◆ The request
Each line containing the word "page" must be collected.

Charts and diagrams as code
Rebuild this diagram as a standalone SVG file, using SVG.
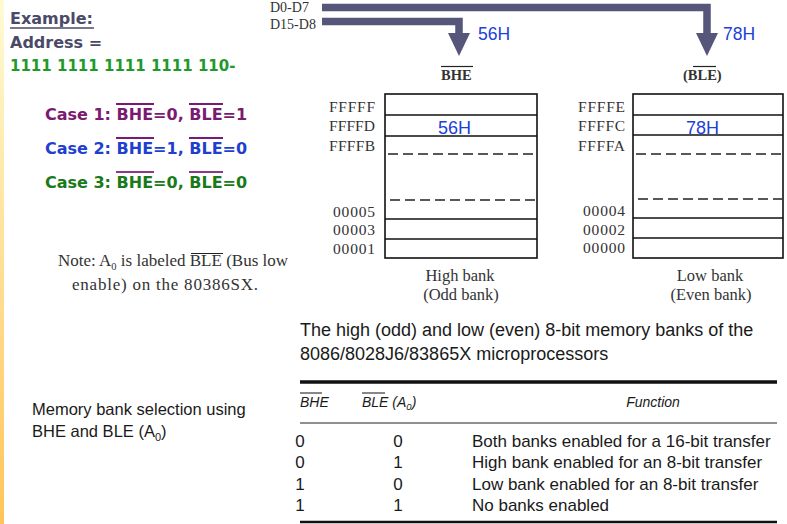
<svg xmlns="http://www.w3.org/2000/svg" width="787" height="524" viewBox="0 0 787 524">
<defs>
<linearGradient id="strip" x1="0" y1="0" x2="0" y2="1">
<stop offset="0" stop-color="#fffbd2"/>
<stop offset="1" stop-color="#ffc45a"/>
</linearGradient>
<marker id="head" markerUnits="userSpaceOnUse" markerWidth="24" markerHeight="24" refX="0" refY="11" orient="auto">
<path d="M0,0 L23,11 L0,22 Z" fill="#56557a"/>
</marker>
<style>
.bus{fill:none;stroke:#56557a;stroke-width:7.5;stroke-linejoin:miter}
.hd{font-family:"DejaVu Sans",Verdana,sans-serif;font-weight:bold;font-size:16px}
.serif{font-family:"Liberation Serif","Times New Roman",serif;fill:#333}
.addr{font-family:"Liberation Serif","Times New Roman",serif;fill:#333;font-size:15.5px;text-anchor:end}
.lbl{font-family:"Liberation Sans",Arial,sans-serif;fill:#2040d8}
.sans{font-family:"Liberation Sans",Arial,sans-serif;fill:#1a1a1a}
.box{fill:none;stroke:#111;stroke-width:1.6}
.row{stroke:#111;stroke-width:1.4}
.dash{stroke:#222;stroke-width:1.4;stroke-dasharray:10 5}
.ov{stroke-width:2}
</style>
</defs>
<rect x="0" y="0" width="787" height="524" fill="#ffffff"/>
<rect x="0" y="0" width="4" height="524" fill="url(#strip)"/>

<g id="example">
<text x="10" y="24" class="hd" fill="#4a4a68">Example:</text>
<line x1="10" y1="28" x2="94" y2="28" stroke="#4a4a68" stroke-width="1.5"/>
<text x="10" y="48" class="hd" fill="#4a4a68">Address =</text>
<text x="10" y="71" class="hd" style="font-size:15px" fill="#1f9a2a">1111 1111 1111 1111 110-</text>
</g>

<g id="cases">
<text x="45" y="120" class="hd" fill="#7a1a70">Case 1: BHE=0, BLE=1</text>
<line x1="116" y1="104" x2="154" y2="104" stroke="#7a1a70" class="ov"/>
<line x1="189" y1="104" x2="223" y2="104" stroke="#7a1a70" class="ov"/>
<text x="45" y="154" class="hd" fill="#1f3fd0">Case 2: BHE=1, BLE=0</text>
<line x1="116" y1="138" x2="154" y2="138" stroke="#7a1a70" class="ov"/>
<line x1="189" y1="138" x2="223" y2="138" stroke="#7a1a70" class="ov"/>
<text x="45" y="188" class="hd" fill="#1a7a1a">Case 3: BHE=0, BLE=0</text>
<line x1="116" y1="172" x2="154" y2="172" stroke="#8a3a88" class="ov"/>
<line x1="189" y1="172" x2="223" y2="172" stroke="#8a3a88" class="ov"/>
</g>

<g id="note">
<text x="58" y="266" class="serif" font-size="17" fill="#222">Note: A<tspan font-size="10.5" dy="4">0</tspan><tspan dy="-4"> is labeled BLE (Bus low</tspan></text>
<line x1="191" y1="253.5" x2="223" y2="253.5" stroke="#222" stroke-width="1"/>
<text x="72" y="290" class="serif" font-size="17" fill="#222" textLength="186">enable) on the 80386SX.</text>
</g>

<g id="connectors">
<path class="bus" d="M322,7.5 H707 V33" marker-end="url(#head)"/>
<path class="bus" d="M322,21.5 H459 V33" marker-end="url(#head)"/>
</g>

<g id="bus-labels">
<text x="270" y="12" class="serif" font-size="14" fill="#555">D0-D7</text>
<text x="270" y="29" class="serif" font-size="14" fill="#555">D15-D8</text>
<text x="478" y="40" class="lbl" font-size="17.5">56H</text>
<text x="723" y="40" class="lbl" font-size="17.5">78H</text>
</g>

<g id="high-bank">
<text x="441" y="80" class="serif" font-size="14.5" font-weight="bold" fill="#222">BHE</text>
<line x1="441" y1="66.5" x2="473" y2="66.5" stroke="#222" stroke-width="1.2"/>
<rect class="box" x="385" y="94" width="152" height="164"/>
<line class="row" x1="385" y1="115" x2="537" y2="115"/>
<line class="row" x1="385" y1="136" x2="537" y2="136"/>
<line class="dash" x1="388" y1="154" x2="536" y2="154"/>
<line class="dash" x1="390" y1="200" x2="536" y2="200"/>
<line class="row" x1="385" y1="219" x2="537" y2="219"/>
<line class="row" x1="385" y1="239" x2="537" y2="239"/>
<text class="addr" x="375" y="112" textLength="46">FFFFF</text>
<text class="addr" x="375" y="131" textLength="46">FFFFD</text>
<text class="addr" x="375" y="151" textLength="46">FFFFB</text>
<text class="addr" x="375" y="217" textLength="42">00005</text>
<text class="addr" x="375" y="235" textLength="42">00003</text>
<text class="addr" x="375" y="254" textLength="42">00001</text>
<text x="438" y="134" class="lbl" font-size="18">56H</text>
<text x="460" y="281" class="serif" font-size="16.5" text-anchor="middle" fill="#222">High bank</text>
<text x="461" y="300" class="serif" font-size="16.5" text-anchor="middle" fill="#222">(Odd bank)</text>
</g>

<g id="low-bank">
<text x="683" y="80" class="serif" font-size="14.5" font-weight="bold" fill="#222">(BLE)</text>
<line x1="693" y1="66.5" x2="716" y2="66.5" stroke="#222" stroke-width="1.2"/>
<rect class="box" x="633" y="94" width="150" height="164"/>
<line class="row" x1="633" y1="115" x2="783" y2="115"/>
<line class="row" x1="633" y1="135" x2="783" y2="135"/>
<line class="dash" x1="636" y1="154" x2="782" y2="154"/>
<line class="dash" x1="638" y1="199" x2="782" y2="199"/>
<line class="row" x1="633" y1="218" x2="783" y2="218"/>
<line class="row" x1="633" y1="238" x2="783" y2="238"/>
<text class="addr" x="625" y="112" textLength="47">FFFFE</text>
<text class="addr" x="625" y="131" textLength="47">FFFFC</text>
<text class="addr" x="625" y="151" textLength="47">FFFFA</text>
<text class="addr" x="625" y="216" textLength="42">00004</text>
<text class="addr" x="625" y="235" textLength="42">00002</text>
<text class="addr" x="625" y="253" textLength="42">00000</text>
<text x="686" y="134" class="lbl" font-size="18">78H</text>
<text x="710" y="281" class="serif" font-size="16.5" text-anchor="middle" fill="#222">Low bank</text>
<text x="711" y="300" class="serif" font-size="16.5" text-anchor="middle" fill="#222">(Even bank)</text>
</g>

<g id="caption">
<text x="300" y="336" class="sans" font-size="18">The high (odd) and low (even) 8-bit  memory banks of the</text>
<text x="300" y="360" class="sans" font-size="18">8086/8028J6/83865X   microprocessors</text>
</g>

<g id="table-title">
<text x="32" y="415" class="sans" font-size="16.5" fill="#222">Memory bank selection using</text>
<text x="32" y="437" class="sans" font-size="16.5" fill="#222">BHE and BLE (A<tspan font-size="11" dy="4">0</tspan><tspan dy="-4">)</tspan></text>
</g>

<g id="table">
<line x1="300" y1="382" x2="777" y2="382" stroke="#111" stroke-width="3.5"/>
<text x="300" y="407" class="sans" font-size="14" font-style="italic">BHE</text>
<line x1="300" y1="393" x2="322" y2="393" stroke="#111" stroke-width="1"/>
<text x="362" y="407" class="sans" font-size="14" font-style="italic">BLE (A<tspan font-size="9.5" dy="3">0</tspan><tspan dy="-3">)</tspan></text>
<line x1="362" y1="393" x2="385" y2="393" stroke="#111" stroke-width="1"/>
<text x="653" y="407" class="sans" font-size="14" font-style="italic" text-anchor="middle">Function</text>
<line x1="300" y1="423" x2="777" y2="423" stroke="#222" stroke-width="1.2"/>
<g class="sans" font-size="17">
<text x="300" y="447" text-anchor="middle">0</text>
<text x="398" y="447" text-anchor="middle">0</text>
<text x="472" y="447">Both banks enabled for a 16-bit transfer</text>
<text x="300" y="468" text-anchor="middle">0</text>
<text x="398" y="468" text-anchor="middle">1</text>
<text x="472" y="468">High bank enabled for an 8-bit transfer</text>
<text x="300" y="490" text-anchor="middle">1</text>
<text x="398" y="490" text-anchor="middle">0</text>
<text x="472" y="490">Low bank enabled for an 8-bit transfer</text>
<text x="300" y="511" text-anchor="middle">1</text>
<text x="398" y="511" text-anchor="middle">1</text>
<text x="472" y="511">No banks enabled</text>
</g>
<line x1="300" y1="522" x2="777" y2="522" stroke="#111" stroke-width="2.5"/>
</g>
</svg>
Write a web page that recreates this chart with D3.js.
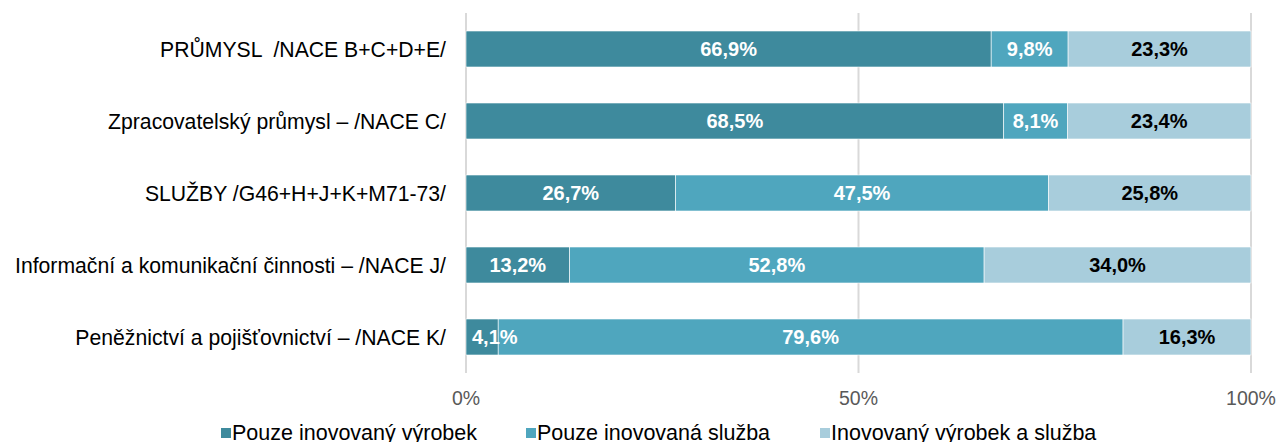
<!DOCTYPE html>
<html>
<head>
<meta charset="utf-8">
<script src="https://cdn.jsdelivr.net/npm/d3@7"></script>
<style>
  body { margin: 0; background: #fff; }
  svg { display: block; font-family: "Liberation Sans", Arial, sans-serif; }
</style>
</head>
<body>
<div id="chart"></div>
<script>
// Data
const categories = [
    "PRŮMYSL  /NACE B+C+D+E/",
    "Zpracovatelský průmysl – /NACE C/",
    "SLUŽBY /G46+H+J+K+M71-73/",
    "Informační a komunikační činnosti – /NACE J/",
    "Peněžnictví a pojišťovnictví – /NACE K/"
]
const seriesNames = ["Pouze inovovaný výrobek", "Pouze inovovaná služba", "Inovovaný výrobek a služba"]
const productOnly = [66.9, 68.5, 26.7, 13.2, 4.1]
const serviceOnly = [9.8, 8.1, 47.5, 52.8, 79.6]
const both = [23.3, 23.4, 25.8, 34.0, 16.3]
const tickValues = [0, 50, 100]
const tickLabels = ["0%", "50%", "100%"]

const colors = ["#3e8a9d", "#4fa6be", "#a8cddc"]
const labelColors = ["#fff", "#fff", "#000"]

const width = 1278
const height = 442

const svg = d3.select("#chart")
    .append("svg")
    .attr("width", width)
    .attr("height", height)

const x = d3.scaleLinear().domain([0, 100]).range([466, 1251])
const y = d3.scaleBand().domain(categories).range([13, 373]).paddingInner(0.5).paddingOuter(0.25)

// gridlines
svg.append("g")
    .selectAll("line")
    .data(tickValues)
    .join("line")
        .attr("x1", d => x(d))
        .attr("x2", d => x(d))
        .attr("y1", 13)
        .attr("y2", 373)
        .attr("stroke", "#d9d9d9")
        .attr("stroke-width", 2)

// stack the series
const rows = categories.map((c, i) => ({cat: c, s0: productOnly[i], s1: serviceOnly[i], s2: both[i]}))
const stack = d3.stack().keys(["s0", "s1", "s2"])(rows)

const layers = svg.append("g")
    .selectAll("g")
    .data(stack)
    .join("g")
        .attr("fill", (d, i) => colors[i])

layers.selectAll("rect")
    .data(d => d)
    .join("rect")
        .attr("x", d => x(d[0]))
        .attr("y", d => y(d.data.cat))
        .attr("width", d => x(d[1]) - x(d[0]))
        .attr("height", y.bandwidth())
        .attr("stroke", "#fff")
        .attr("stroke-width", 0.6)

// value labels
const fmt = v => v.toFixed(1).replace(".", ",") + "%"
stack.forEach((layer, li) => {
    svg.append("g")
        .selectAll("text")
        .data(layer)
        .join("text")
            .attr("x", d => x((d[0] + d[1]) / 2))
            .attr("y", d => y(d.data.cat) + y.bandwidth() / 2)
            .attr("dy", "0.36em")
            .attr("text-anchor", "middle")
            .attr("font-weight", "bold")
            .attr("font-size", 20)
            .attr("fill", labelColors[li])
            .text(d => fmt(d[1] - d[0]))
            .each(function(d) {
                // keep narrow labels from running past the left edge
                const w = this.getComputedTextLength()
                const left = x(d[0]) + 6
                if (x((d[0] + d[1]) / 2) - w / 2 < left) {
                    d3.select(this).attr("x", left + w / 2)
                }
            })
})

// category labels
svg.append("g")
    .selectAll("text")
    .data(categories)
    .join("text")
        .attr("x", 446)
        .attr("y", d => y(d) + y.bandwidth() / 2)
        .attr("dy", "0.36em")
        .attr("text-anchor", "end")
        .attr("font-size", 21.2)
        .attr("fill", "#000")
        .style("white-space", "pre")
        .text(d => d)

// x axis tick labels
svg.append("g")
    .selectAll("text")
    .data(tickValues)
    .join("text")
        .attr("x", d => x(d))
        .attr("y", 405)
        .attr("text-anchor", "middle")
        .attr("font-size", 19.5)
        .attr("fill", "#595959")
        .text((d, i) => tickLabels[i])

// legend
const legendX = [221, 526, 820]
const legend = svg.append("g")
    .selectAll("g")
    .data(seriesNames)
    .join("g")
        .attr("transform", (d, i) => `translate(${legendX[i]},0)`)

legend.append("rect")
    .attr("x", 0)
    .attr("y", 428)
    .attr("width", 10)
    .attr("height", 10)
    .attr("fill", (d, i) => colors[i])

legend.append("text")
    .attr("x", 11)
    .attr("y", 440)
    .attr("font-size", 21.5)
    .attr("fill", "#000")
    .text(d => d)
</script>
</body>
</html>
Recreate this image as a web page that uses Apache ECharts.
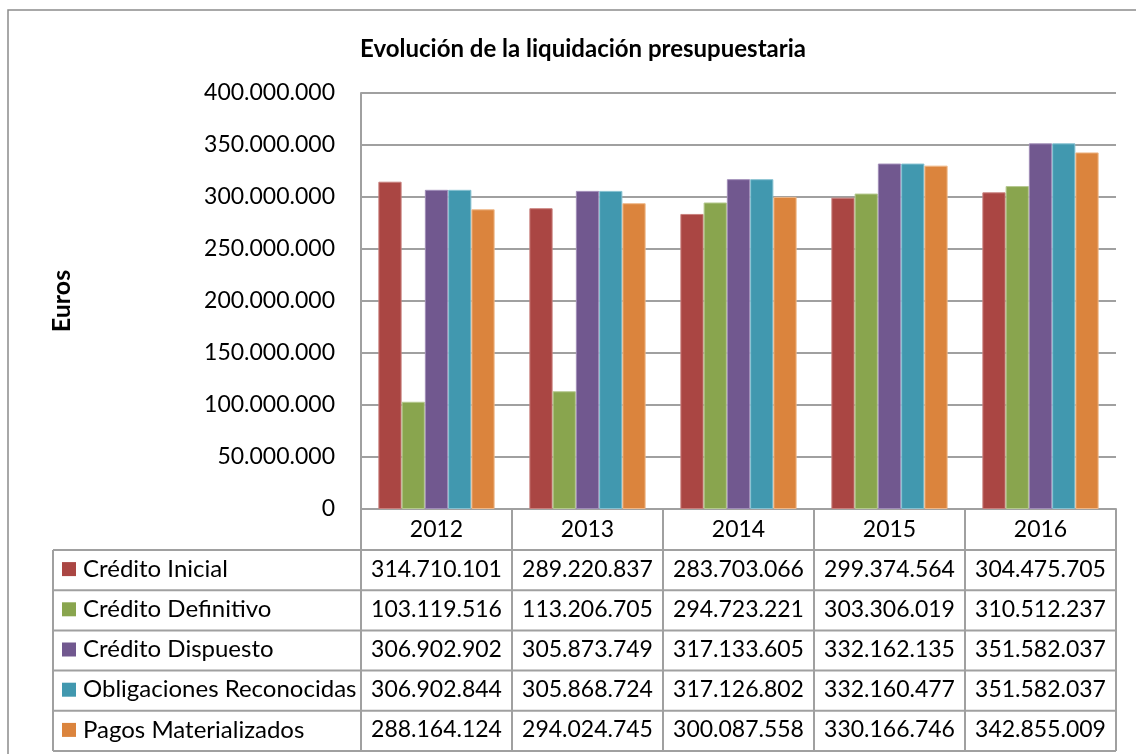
<!DOCTYPE html>
<html>
<head>
<meta charset="utf-8">
<title>Evolución de la liquidación presupuestaria</title>
<script src="https://cdn.jsdelivr.net/npm/echarts@6/dist/echarts.min.js"></script>
<style>
  html, body { margin: 0; padding: 0; background: #fff; }
  #chart { width: 1136px; height: 754px; }
</style>
</head>
<body>
<div id="chart"></div>
<script>
// años (categorías)
const years = ['2012', '2013', '2014', '2015', '2016'];
// nombres de las series
const seriesNames = ['Crédito Inicial', 'Crédito Definitivo', 'Crédito Dispuesto', 'Obligaciones Reconocidas', 'Pagos Materializados'];
// valores por serie
const creditoInicial = [314710101, 289220837, 283703066, 299374564, 304475705];
const creditoDefinitivo = [103119516, 113206705, 294723221, 303306019, 310512237];
const creditoDispuesto = [306902902, 305873749, 317133605, 332162135, 351582037];
const obligacionesReconocidas = [306902844, 305868724, 317126802, 332160477, 351582037];
const pagosMaterializados = [288164124, 294024745, 300087558, 330166746, 342855009];
// eje y
const yMin = 0;
const yMax = 400000000;
const yStep = 50000000;

const seriesData = [creditoInicial, creditoDefinitivo, creditoDispuesto, obligacionesReconocidas, pagosMaterializados];
const colors = ['#AA4643', '#89A54E', '#71588F', '#4198AF', '#DB843D'];
const borders = ['#C9807D', '#B5C98F', '#A08DB8', '#86C1D1', '#EFB889'];
const gridColor = '#a0a0a0';
const font = 'Lato';

// formato con puntos de miles
function fmt(v) {
  return String(v).replace(/\B(?=(\d{3})+(?!\d))/g, '.');
}

let myChart = echarts.init(document.getElementById('chart'));

let option = {
  animation: false,
  backgroundColor: '#fff',
  textStyle: { fontFamily: font },
  title: {
    text: 'Evolución de la liquidación presupuestaria',
    left: 578,
    top: 32,
    textAlign: 'center',
    textStyle: { fontFamily: font, fontSize: 24, fontWeight: 'bold', color: '#000' }
  },
  grid: { left: 361, top: 93, right: 20, bottom: 245 },
  xAxis: {
    type: 'category',
    data: years,
    axisLine: { show: true, lineStyle: { color: gridColor, width: 2 } },
    axisTick: { show: false },
    axisLabel: { margin: 21, verticalAlign: 'middle', fontSize: 23, color: '#000', fontFamily: font }
  },
  yAxis: {
    type: 'value',
    min: yMin,
    max: yMax,
    interval: yStep,
    name: 'Euros',
    nameLocation: 'middle',
    nameGap: 287,
    nameRotate: 90,
    nameTextStyle: { fontSize: 25, fontWeight: 'bold', color: '#000', fontFamily: font },
    axisLine: { show: true, lineStyle: { color: gridColor, width: 2 } },
    axisTick: { show: false },
    axisLabel: { margin: 26, fontSize: 23, color: '#000', fontFamily: font, formatter: v => fmt(v) },
    splitLine: { lineStyle: { color: gridColor, width: 2 } }
  },
  series: seriesNames.map((name, i) => ({
    name: name,
    type: 'bar',
    data: seriesData[i],
    barGap: '0%',
    barCategoryGap: '23%',
    itemStyle: { color: colors[i], borderColor: borders[i], borderWidth: 1 }
  }))
};
myChart.setOption(option);

// tabla de datos bajo el gráfico
const p0 = myChart.convertToPixel({ gridIndex: 0 }, [0, 0]);
const p1 = myChart.convertToPixel({ gridIndex: 0 }, [1, 0]);
const band = p1[0] - p0[0];
const axisY = p0[1];
const plotLeft = p0[0] - band / 2;
const plotRight = plotLeft + band * years.length;
const tableLeft = 53;
const headerH = 41;
const rowH = 40.2;
const tableBottom = axisY + headerH + rowH * seriesNames.length;

const lineStyle = { stroke: gridColor, lineWidth: 2 };
let graphics = [];

// borde exterior
graphics.push({
  type: 'rect', silent: true,
  shape: { x: 8, y: 10, width: 1200, height: 900 },
  style: { fill: null, stroke: '#8c8c8c', lineWidth: 1.5 }
});

// líneas horizontales
for (let r = 0; r <= seriesNames.length; r++) {
  const y = axisY + headerH + rowH * r;
  graphics.push({ type: 'line', silent: true, shape: { x1: tableLeft, y1: y, x2: plotRight, y2: y }, style: lineStyle });
}
// líneas verticales
graphics.push({ type: 'line', silent: true, shape: { x1: tableLeft, y1: axisY + headerH, x2: tableLeft, y2: tableBottom }, style: lineStyle });
for (let c = 0; c <= years.length; c++) {
  const x = plotLeft + band * c;
  graphics.push({ type: 'line', silent: true, shape: { x1: x, y1: axisY, x2: x, y2: tableBottom }, style: lineStyle });
}

// filas: leyenda y valores
seriesNames.forEach((name, r) => {
  const cy = axisY + headerH + rowH * r + rowH / 2 - 1;
  graphics.push({ type: 'rect', silent: true, shape: { x: 62, y: cy - 7, width: 14, height: 14 }, style: { fill: colors[r] } });
  graphics.push({
    type: 'text', silent: true, x: 83, y: cy,
    style: { text: name, fontSize: 24, fontFamily: font, fill: '#000', align: 'left', verticalAlign: 'middle' }
  });
  seriesData[r].forEach((v, c) => {
    graphics.push({
      type: 'text', silent: true, x: plotLeft + band * c + band / 2, y: cy,
      style: { text: fmt(v), fontSize: 23, fontFamily: font, fill: '#000', align: 'center', verticalAlign: 'middle' }
    });
  });
});

myChart.setOption({ graphic: graphics });
</script>
</body>
</html>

◆ Written solution
Write a web page that recreates this chart with D3.js.
Recreate this image as a web page that uses Apache ECharts.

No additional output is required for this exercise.